6. The wireless power receiver according to claim 5, wherein

the loading coil is connected with a secondary battery, and

the secondary battery is charged with the AC power supplied to the loading coil.

7. The wireless power receiver according to claim 5, wherein

the plurality of receiving coils are connected in series to each other and are further connected in series to a capacitor to constitute an LC resonance circuit.

8. The wireless power receiver according to claim 5, wherein

the plurality of receiving coils are connected in series to capacitors respectively to constitute a plurality of LC resonance circuits, and

the loading coil collectively receives the AC power from the plurality of LC resonance circuits.

9. The wireless power receiver according to claim 5, wherein

the plurality of receiving coils are arranged in a first direction, and

the wireless power receiver is formed so as to be movable in a direction substantially perpendicular to the first direction.
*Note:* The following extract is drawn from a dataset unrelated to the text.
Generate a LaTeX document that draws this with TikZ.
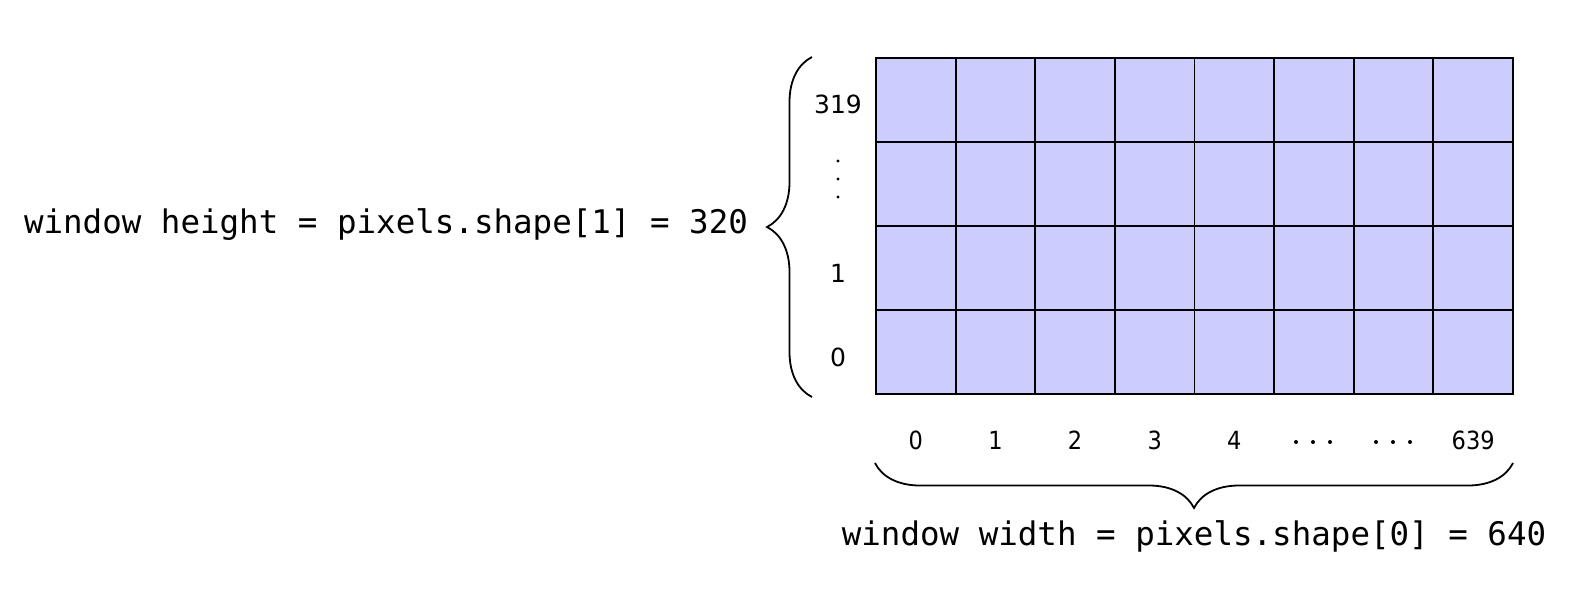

10. A wireless power transmission system for feeding power from a feeding coil to a receiving coil, comprising:

a wireless power feeder; and

a wireless power receiver,

the wireless power feeder including a plurality of feeding coils and a power transmission control circuit provided in common to the plurality of feeding coils for supplying AC power thereto,

the wireless power receiver including a receiving coil, a loading coil that is magnetically coupled to the receiving coil and receives the AC power that the receiving coil has received from the feeding coil, and a secondary battery connected to the loading coil,

the plurality of feeding coils being adjacently arranged such that coil surfaces thereof partially overlap each other,

the secondary battery being charged with the AC power supplied to the loading coil.